4. How to find the value of the CDPATH variable?
$ echo $CDPATH
.:/home/guru:/usr
5. If CDPATH is set, will the cd command still search in the current directory by default before referring to the CDPATH?
      No. Once the CDPATH is set, the cd command will search only in the directories present in the CDPATH variable only. Hence, it is the responsibility of the user to make sure that the current directory is also present in the CDPATH variable.
Note: This point holds good when only the directory name is specified with cd. cd when given with absolute or relative path does not refer to the CDPATH command.

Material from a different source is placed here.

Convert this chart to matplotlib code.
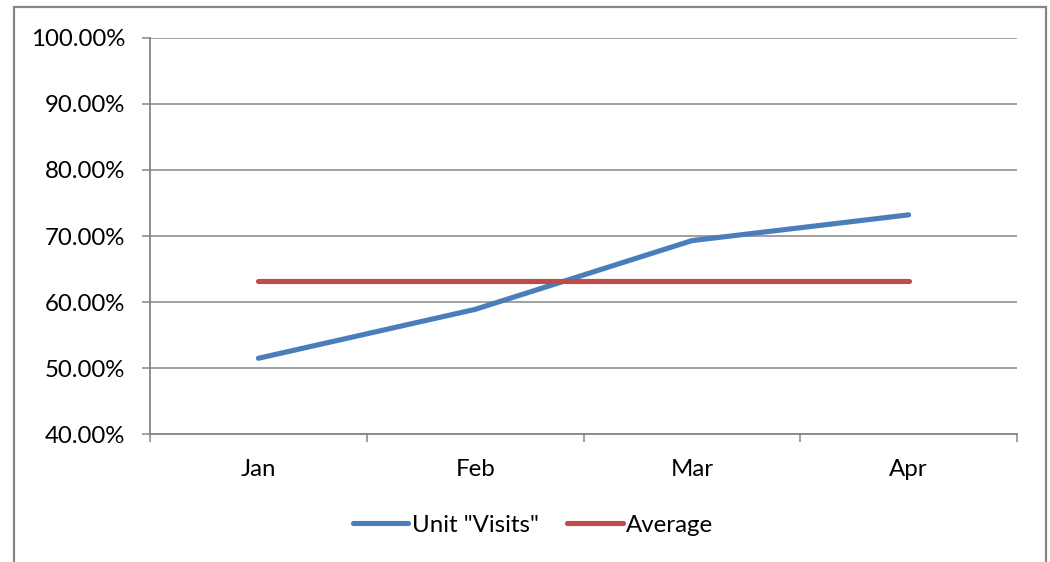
import matplotlib
matplotlib.use("Agg")
import matplotlib.pyplot as plt
from matplotlib.patches import Rectangle
from matplotlib.ticker import FixedLocator, PercentFormatter

months = ["Jan", "Feb", "Mar", "Apr"]
visits = [0.515, 0.589, 0.693, 0.732]
average = [0.632, 0.632, 0.632, 0.632]
y_ticks = [0.4, 0.5, 0.6, 0.7, 0.8, 0.9, 1.0]

plt.rcParams['font.family'] = ['Lato', 'DejaVu Sans']
FS = 17.3
GRAY = "#868686"

fig = plt.figure(figsize=(10.5, 5.62), dpi=100)
ax = fig.add_axes([150/1050, 1 - 434.3/562, (1017-150)/1050, (434.3-37.7)/562])

x = list(range(len(months)))
ax.plot(x, visits, color="#4A7EBB", lw=3.7, solid_capstyle="round",
        solid_joinstyle="round", label='Unit "Visits"', zorder=3)
ax.plot(x, average, color="#BE4B48", lw=3.7, solid_capstyle="round",
        label="Average", zorder=3)

ax.set_xlim(-0.5, len(months) - 0.5)
ax.set_ylim(0.4, 1.0)
ax.set_yticks(y_ticks)
ax.yaxis.set_major_formatter(PercentFormatter(1.0, decimals=2))
ax.grid(axis="y", color=GRAY, lw=1.1)
ax.set_axisbelow(True)

ax.set_xticks(x)
ax.set_xticklabels(months)
ax.xaxis.set_minor_locator(FixedLocator([i - 0.5 for i in range(len(months) + 1)]))
ax.tick_params(axis="x", which="major", length=0, pad=18, labelsize=FS)
ax.tick_params(axis="x", which="minor", length=6, width=1.1, color=GRAY)
ax.tick_params(axis="y", length=6, width=1.1, color=GRAY, pad=12, labelsize=FS)

for s in ["top", "right"]:
    ax.spines[s].set_visible(False)
for s in ["left", "bottom"]:
    ax.spines[s].set_color(GRAY)
    ax.spines[s].set_linewidth(1.3)

fig.legend(loc="center", bbox_to_anchor=(533/1050, 1 - 525/562), ncol=2,
           frameon=False, fontsize=FS, handlelength=2.3, handletextpad=0.15,
           columnspacing=1.2)

fig.patches.append(Rectangle((14/1050, -0.05), (1046-14)/1050, 1.05 - 7/562,
                             transform=fig.transFigure, fill=False,
                             edgecolor=GRAY, lw=1.6, clip_on=False))

fig.savefig("out.png", dpi=100)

6. Can the current directory be anywhere in the CDPATH variable?
      As such, there is no rule to put the current directory in specific place. However, it SHOULD always be the first component of the CDPATH. It is because if it is not there in first position, the default functioning of the cd command which is to switch to the required directory under current directory may not work. Hence, the cd command should always be made to search for the directory first in the current directory, and then only in the other directories present in the CDPATH variable.

1 comment:

  1. Good tips. I never thought of includind "." in CDPATH variable. Well done.